_Directive_. In the listing below, count the lines with "this" and report only the figure.

----

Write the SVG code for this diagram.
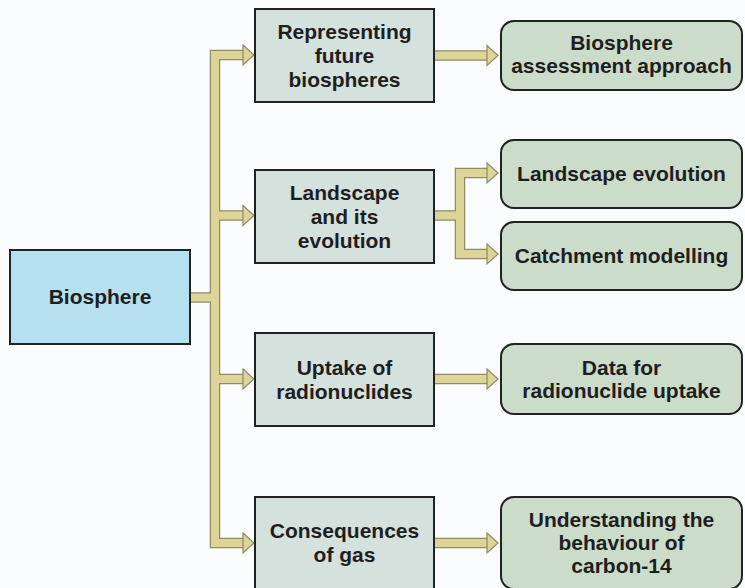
<svg xmlns="http://www.w3.org/2000/svg" width="745" height="588" viewBox="0 0 745 588">
<style>
.bg{fill:#fbfcfe}
.root{fill:#b5e0f0;stroke:#222;stroke-width:2}
.mid{fill:#d4e1dc;stroke:#222;stroke-width:2}
.out{fill:#cbdccb;stroke:#222;stroke-width:2}
text{font-family:"Liberation Sans",Arial,sans-serif;font-weight:bold;font-size:21px;fill:#1e1e1e;text-anchor:middle}
.edge{fill:none;stroke:#8f8b66;stroke-width:10.5;stroke-linejoin:miter;stroke-linecap:butt}
.core{fill:none;stroke:#ddd497;stroke-width:8;stroke-linejoin:miter;stroke-linecap:butt}
.head{fill:#ddd497;stroke:#8f8b66;stroke-width:1.2;stroke-linejoin:miter}
</style>
<defs>
<path id="h" d="M0,-10 L11,0 L0,10 Z"/>
</defs>
<rect class="bg" x="0" y="0" width="745" height="588"/>
<g id="connectors">
<path class="edge" d="M244,55 H215 V543 H244 M190,297.5 H215 M215,215.5 H244 M215,379 H244 M434,55.5 H488 M488,173 H460 V254 H488 M434,215.5 H460 M434,379 H488 M434,543 H488"/>
<path class="core" d="M244,55 H215 V543 H244 M189,297.5 H215 M215,215.5 H244 M215,379 H244 M433,55.5 H488 M488,173 H460 V254 H488 M433,215.5 H460 M433,379 H488 M433,543 H488"/>
<use href="#h" class="head" x="243" y="55"/>
<use href="#h" class="head" x="243" y="215.5"/>
<use href="#h" class="head" x="243" y="379"/>
<use href="#h" class="head" x="243" y="543"/>
<use href="#h" class="head" x="487" y="55.5"/>
<use href="#h" class="head" x="487" y="173"/>
<use href="#h" class="head" x="487" y="254"/>
<use href="#h" class="head" x="487" y="379"/>
<use href="#h" class="head" x="487" y="543"/>
</g>
<g id="biosphere">
<rect class="root" x="10" y="250" width="180" height="94"/>
<text x="100" y="304">Biosphere</text>
</g>
<g id="representing">
<rect class="mid" x="255" y="9" width="179" height="93"/>
<text x="344.5" y="38.5">Representing</text>
<text x="344.5" y="62.5">future</text>
<text x="344.5" y="86.5">biospheres</text>
</g>
<g id="landscape">
<rect class="mid" x="255" y="170" width="179" height="93"/>
<text x="344.5" y="199.5">Landscape</text>
<text x="344.5" y="223.5">and its</text>
<text x="344.5" y="247.5">evolution</text>
</g>
<g id="uptake">
<rect class="mid" x="255" y="333" width="179" height="93"/>
<text x="344.5" y="374.5">Uptake of</text>
<text x="344.5" y="398.5">radionuclides</text>
</g>
<g id="gas">
<rect class="mid" x="255" y="497" width="179" height="93"/>
<text x="344.5" y="538">Consequences</text>
<text x="344.5" y="562">of gas</text>
</g>
<g id="assessment">
<rect class="out" x="501" y="21" width="241" height="69" rx="13"/>
<text x="621.5" y="50">Biosphere</text>
<text x="621.5" y="73">assessment approach</text>
</g>
<g id="landscape-evolution">
<rect class="out" x="501" y="140" width="241" height="68" rx="13"/>
<text x="621.5" y="181">Landscape evolution</text>
</g>
<g id="catchment">
<rect class="out" x="501" y="222" width="241" height="68" rx="13"/>
<text x="621.5" y="263">Catchment modelling</text>
</g>
<g id="data">
<rect class="out" x="501" y="344" width="241" height="70" rx="13"/>
<text x="621.5" y="375">Data for</text>
<text x="621.5" y="398">radionuclide uptake</text>
</g>
<g id="carbon">
<rect class="out" x="501" y="497" width="241" height="92" rx="13"/>
<text x="621.5" y="527">Understanding the</text>
<text x="621.5" y="550">behaviour of</text>
<text x="621.5" y="573">carbon-14</text>
</g>
</svg>
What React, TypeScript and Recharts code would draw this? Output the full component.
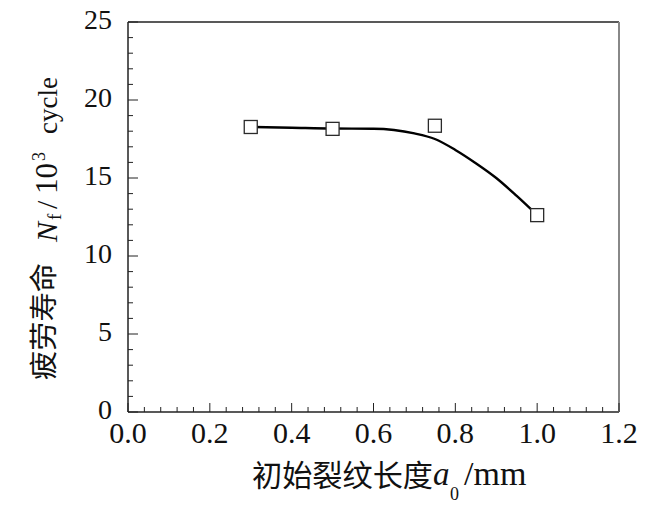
import React from "react";
import {
  ComposedChart,
  Line,
  Scatter,
  XAxis,
  YAxis,
  Label,
} from "recharts";

// measured points (initial crack length a0 in mm, fatigue life in 10^3 cycles)
const measured = [
  { x: 0.3, y: 18.27 },
  { x: 0.5, y: 18.15 },
  { x: 0.75, y: 18.35 },
  { x: 1.0, y: 12.62 },
];

// fitted curve
const fitted = [
  { x: 0.3, y: 18.27 },
  { x: 0.4, y: 18.22 },
  { x: 0.5, y: 18.17 },
  { x: 0.6, y: 18.16 },
  { x: 0.65, y: 18.08 },
  { x: 0.7, y: 17.86 },
  { x: 0.75, y: 17.5 },
  { x: 0.8, y: 16.8 },
  { x: 0.85, y: 15.95 },
  { x: 0.9, y: 15.0 },
  { x: 0.95, y: 13.85 },
  { x: 1.0, y: 12.62 },
];

const xMajor = [0, 0.2, 0.4, 0.6, 0.8, 1.0, 1.2];
const xMinor = [
  0.04, 0.08, 0.12, 0.16, 0.24, 0.28, 0.32, 0.36, 0.44, 0.48, 0.52, 0.56,
  0.64, 0.68, 0.72, 0.76, 0.84, 0.88, 0.92, 0.96, 1.04, 1.08, 1.12, 1.16,
];
const yMajor = [0, 5, 10, 15, 20, 25];
const yMinor = [1, 2, 3, 4, 6, 7, 8, 9, 11, 12, 13, 14, 16, 17, 18, 19, 21, 22, 23, 24];

const serif = "Liberation Serif, Tinos, Times New Roman, DejaVu Serif, serif";
const cjk = "Noto Sans CJK SC, sans-serif";
const ink = "#222";

const isMajor = (list: number[], v: number) => list.some((m) => Math.abs(m - v) < 1e-9);

const XTick = (props: any) => {
  const { x, y, payload } = props;
  const major = isMajor(xMajor, payload.value);
  return (
    <g>
      <line x1={x} x2={x} y1={y} y2={y - (major ? 9 : 5)} stroke={ink} strokeWidth={1} />
      {major && (
        <text x={x} y={y + 31} textAnchor="middle" style={{ fontFamily: serif, fontSize: 30 }} fill="#111">
          {payload.value.toFixed(1)}
        </text>
      )}
    </g>
  );
};

const YTick = (props: any) => {
  const { x, y, payload } = props;
  const major = isMajor(yMajor, payload.value);
  return (
    <g>
      <line x1={x} x2={x + (major ? 10 : 5)} y1={y} y2={y} stroke={ink} strokeWidth={1} />
      {major && (
        <text x={x - 16} y={y + 7} textAnchor="end" style={{ fontFamily: serif, fontSize: 28 }} fill="#111">
          {payload.value}
        </text>
      )}
    </g>
  );
};

const SquareDot = (props: any) => {
  const { cx, cy } = props;
  if (cx == null || cy == null) return null;
  return <rect x={cx - 6.5} y={cy - 6.5} width={13} height={13} fill="#fff" stroke="#2a2a2a" strokeWidth={1.3} />;
};

const XTitle = () => (
  <g fill="#111">
    <text x={252} y={486} style={{ fontFamily: cjk, fontSize: 30 }} textLength={181} lengthAdjust="spacingAndGlyphs">
      初始裂纹长度
    </text>
    <text x={433} y={485} style={{ fontFamily: serif, fontSize: 33, fontStyle: "italic" }}>
      a
    </text>
    <text x={450} y={500} style={{ fontFamily: serif, fontSize: 18 }}>
      0
    </text>
    <text x={464} y={485} style={{ fontFamily: serif, fontSize: 34 }}>
      /mm
    </text>
  </g>
);

const YTitle = () => (
  <g fill="#111" transform="rotate(-90)">
    <text x={-380} y={54} style={{ fontFamily: cjk, fontSize: 28 }} textLength={117} lengthAdjust="spacingAndGlyphs">
      疲劳寿命
    </text>
    <text x={-242} y={57} style={{ fontFamily: serif, fontSize: 30, fontStyle: "italic" }}>
      N
    </text>
    <text x={-220} y={61} style={{ fontFamily: serif, fontSize: 19 }}>
      f
    </text>
    <text x={-209} y={57} style={{ fontFamily: serif, fontSize: 30 }}>
      /
    </text>
    <text x={-194} y={57} style={{ fontFamily: serif, fontSize: 31 }}>
      10
    </text>
    <text x={-161} y={45} style={{ fontFamily: serif, fontSize: 18 }}>
      3
    </text>
    <text x={-134} y={57} style={{ fontFamily: serif, fontSize: 27 }}>
      cycle
    </text>
  </g>
);

export default function App() {
  return (
    <div style={{ position: "absolute", left: 0, top: 0, background: "#fff" }}>
      <ComposedChart
        width={660}
        height={508}
        margin={{ top: 21, right: 40, bottom: 95, left: 127 }}
      >
        <XAxis
          xAxisId="b"
          type="number"
          dataKey="x"
          domain={[0, 1.2]}
          ticks={[...xMajor, ...xMinor].sort((a, b) => a - b)}
          interval={0}
          height={1}
          tickSize={0}
          tickMargin={0}
          tickLine={false}
          tick={<XTick />}
          axisLine={{ stroke: ink, strokeWidth: 1.5 }}
          allowDataOverflow
        >
          <Label content={() => <XTitle />} />
        </XAxis>
        <XAxis
          xAxisId="t"
          orientation="top"
          type="number"
          domain={[0, 1.2]}
          height={1}
          tick={false}
          tickLine={false}
          axisLine={{ stroke: ink, strokeWidth: 1.5 }}
        />
        <YAxis
          yAxisId="l"
          type="number"
          domain={[0, 25]}
          ticks={[...yMajor, ...yMinor].sort((a, b) => a - b)}
          interval={0}
          width={1}
          tickSize={0}
          tickMargin={0}
          tickLine={false}
          tick={<YTick />}
          axisLine={{ stroke: ink, strokeWidth: 1.5 }}
          allowDataOverflow
        >
          <Label content={() => <YTitle />} />
        </YAxis>
        <YAxis
          yAxisId="r"
          orientation="right"
          type="number"
          domain={[0, 25]}
          width={1}
          tick={false}
          tickLine={false}
          axisLine={{ stroke: "#888", strokeWidth: 2 }}
        />
        <Line
          xAxisId="b"
          yAxisId="l"
          data={fitted}
          dataKey="y"
          type="monotone"
          stroke="#000"
          strokeWidth={2.4}
          dot={false}
          activeDot={false}
          isAnimationActive={false}
        />
        <Scatter
          xAxisId="b"
          yAxisId="l"
          data={measured}
          dataKey="y"
          shape={<SquareDot />}
          isAnimationActive={false}
        />
      </ComposedChart>
    </div>
  );
}
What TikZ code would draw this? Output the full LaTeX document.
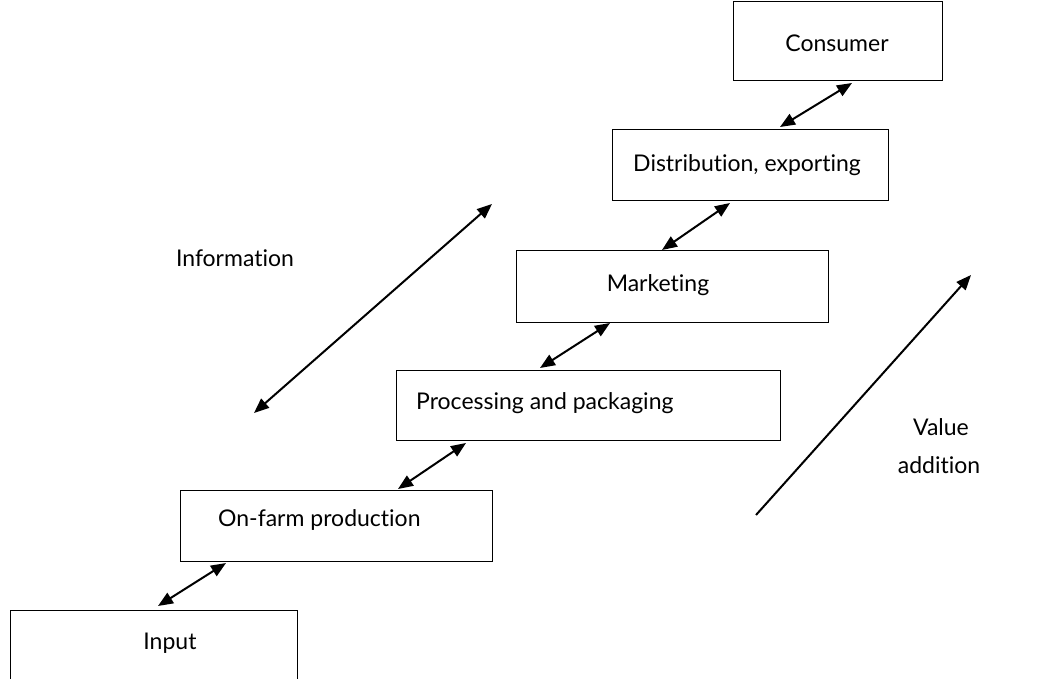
\documentclass[tikz,border=0pt]{standalone}
\usepackage{fontspec}
\setmainfont{Lato}[RawFeature={-liga;-dlig}]
\usetikzlibrary{arrows.meta}
\begin{document}
\begin{tikzpicture}[x=1pt,y=-1pt,
  box/.style={draw, line width=1pt, inner sep=0pt, anchor=north west},
  lbl/.style={font=\fontsize{23}{27}\selectfont, inner sep=0pt},
  tip/.style={Triangle[length=15pt,width=12pt]},
  dbl/.style={line width=2pt, {Triangle[length=15pt,width=12pt]}-{Triangle[length=15pt,width=12pt]}},
  sgl/.style={line width=2pt, -{Triangle[length=15pt,width=12pt]}}]
\useasboundingbox (0,0) rectangle (1037,679);
\node[box, minimum width=209pt, minimum height=79pt] (consumer) at (733,1) {};
\node[box, minimum width=276pt, minimum height=71pt] (distr) at (612,129) {};
\node[box, minimum width=312pt, minimum height=72pt] (market) at (516,250) {};
\node[box, minimum width=384pt, minimum height=70pt] (proc) at (396,370) {};
\node[box, minimum width=312pt, minimum height=71pt] (farm) at (180,490) {};
\node[box, minimum width=287pt, minimum height=80pt] (input) at (10,610) {};
\node[lbl] (tconsumer) at (837,43) {Consumer};
\node[lbl, anchor=west] (tdistr) at (633,165) {Distribution, exporting};
\node[lbl] (tmarket) at (658,285) {Marketing};
\node[lbl, anchor=west] (tproc) at (416,403) {Processing and packaging};
\node[lbl, anchor=west] (tfarm) at (218,520) {On-farm production};
\node[lbl] (tinput) at (170,643) {Input};
\node[lbl] (tinfo) at (235,258) {Information};
\node[lbl] (tvalue) at (941,427) {Value};
\node[lbl] (tadd) at (939,465) {addition};
\draw[dbl] ([xshift=148pt,yshift=4pt]input.north west) -- ([xshift=46pt,yshift=-1pt]farm.south west);
\draw[dbl] ([xshift=218pt,yshift=1pt]farm.north west) -- ([xshift=70pt,yshift=-2pt]proc.south west);
\draw[dbl] ([xshift=144pt,yshift=2pt]proc.north west) -- ([xshift=94pt]market.south west);
\draw[dbl] ([xshift=146pt]market.north west) -- ([xshift=118pt,yshift=-2pt]distr.south west);
\draw[dbl] ([xshift=168pt,yshift=2pt]distr.north west) -- ([xshift=119pt,yshift=-2pt]consumer.south west);
\coordinate (infoA) at (254,413);
\coordinate (infoB) at (492,204);
\draw[dbl] (infoA) -- (infoB);
\coordinate (valA) at (756,515);
\coordinate (valB) at (971,275);
\draw[sgl] (valA) -- (valB);
\end{tikzpicture}
\end{document}
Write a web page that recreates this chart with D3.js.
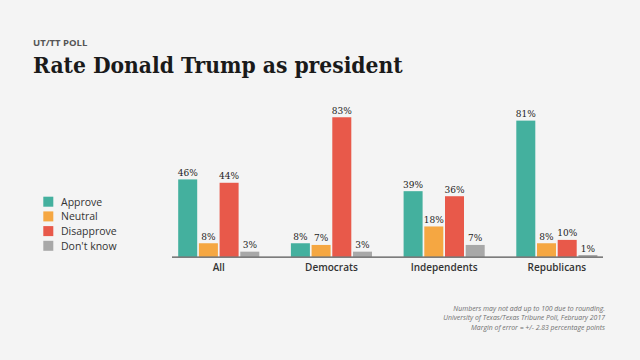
<!DOCTYPE html>
<html><head><meta charset="utf-8">
<script src="https://cdn.jsdelivr.net/npm/d3@7"></script>
<style>html,body{margin:0;padding:0;background:#f4f4f4;}svg{display:block;}</style>
</head><body>
<script>
const categories = ["All", "Democrats", "Independents", "Republicans"];
const series = ["Approve", "Neutral", "Disapprove", "Don't know"];
const approve = [46, 8, 39, 81];
const neutral = [8, 7, 18, 8];
const disapprove = [44, 83, 36, 10];
const dontKnow = [3, 3, 7, 1];
const colors = ["#44b09e", "#f5a742", "#e8594a", "#a8a8a8"];
const notes = [
  "Numbers may not add up to 100 due to rounding.",
  "University of Texas/Texas Tribune Poll, February 2017",
  "Margin of error = +/- 2.83 percentage points"
];
const values = [approve, neutral, disapprove, dontKnow];

const W = 640, H = 360;
const svg = d3.select("body").append("svg").attr("width", W).attr("height", H);
svg.append("rect").attr("width", W).attr("height", H).attr("fill", "#f4f4f4");

svg.append("text").attr("x", 33).attr("y", 46).text("UT/TT POLL")
  .attr("font-family", "Open Sans").attr("font-weight", 700).attr("font-size", 9.5).attr("fill", "#555");
const title = svg.append("text").attr("x", 33).attr("y", 73).text("Rate Donald Trump as president")
  .attr("font-family", "DejaVu Serif").attr("font-stretch", "condensed").attr("font-weight", 700)
  .attr("font-size", 24).attr("fill", "#1a1a1a");
const tw = title.node().getComputedTextLength();
title.attr("font-size", Math.min(26, 24 * 370 / tw));

const x0 = d3.scaleBand().domain(categories).range([162.4, 613.2]).padding(0);
const x1 = d3.scaleBand().domain(series).range([0, 81.1]).paddingInner(0.082).paddingOuter(0);
const y = d3.scaleLinear().domain([0, 100]).range([256.7, 88.7]);

const g = svg.append("g");
const groups = g.selectAll("g.grp").data(categories).join("g")
  .attr("transform", c => `translate(${x0(c) + x0.bandwidth() / 2 - 81.1 / 2},0)`);

groups.each(function (c, ci) {
  const gg = d3.select(this);
  series.forEach((s, si) => {
    const v = values[si][ci];
    gg.append("rect").attr("x", x1(s)).attr("width", x1.bandwidth())
      .attr("y", y(v)).attr("height", y(0) - y(v)).attr("fill", colors[si]);
    gg.append("text").attr("x", x1(s) + x1.bandwidth() / 2).attr("y", y(v) - 3.5)
      .attr("text-anchor", "middle").attr("font-family", "DejaVu Serif").attr("font-size", 9)
      .attr("fill", "#222").text(v + "%");
  });
});

// axis line
svg.append("line").attr("x1", 172).attr("x2", 603).attr("y1", 257.2).attr("y2", 257.2)
  .attr("stroke", "#555").attr("stroke-width", 1.2);
const xAxis = d3.axisBottom(x0).tickSize(0).tickPadding(0);
const ax = svg.append("g").attr("transform", "translate(0,264)").call(xAxis);
ax.select(".domain").remove();
ax.selectAll("text").attr("font-family", "Open Sans").attr("font-weight", 600)
  .attr("font-size", 10).attr("fill", "#333").attr("dy", "0.72em");

// legend
const leg = svg.append("g");
series.forEach((s, i) => {
  leg.append("rect").attr("x", 43.3).attr("y", 196.7 + i * 14.7).attr("width", 10).attr("height", 10).attr("fill", colors[i]);
  leg.append("text").attr("x", 61).attr("y", 205.5 + i * 14.7).text(s)
    .attr("font-family", "Open Sans").attr("font-size", 10.5).attr("fill", "#333");
});

// notes
const noteEls = notes.map((n, i) => svg.append("text").attr("x", 605).attr("y", 310.5 + i * 9.7)
  .attr("text-anchor", "end").text(n)
  .attr("font-family", "Open Sans").attr("font-style", "italic").attr("font-size", 8).attr("fill", "#707070"));
const nw = noteEls[1].node().getComputedTextLength();
const nfs = 8 * 162 / nw;
noteEls.forEach(e => e.attr("font-size", nfs));
</script>
</body></html>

----

_Result of the exercise_. 5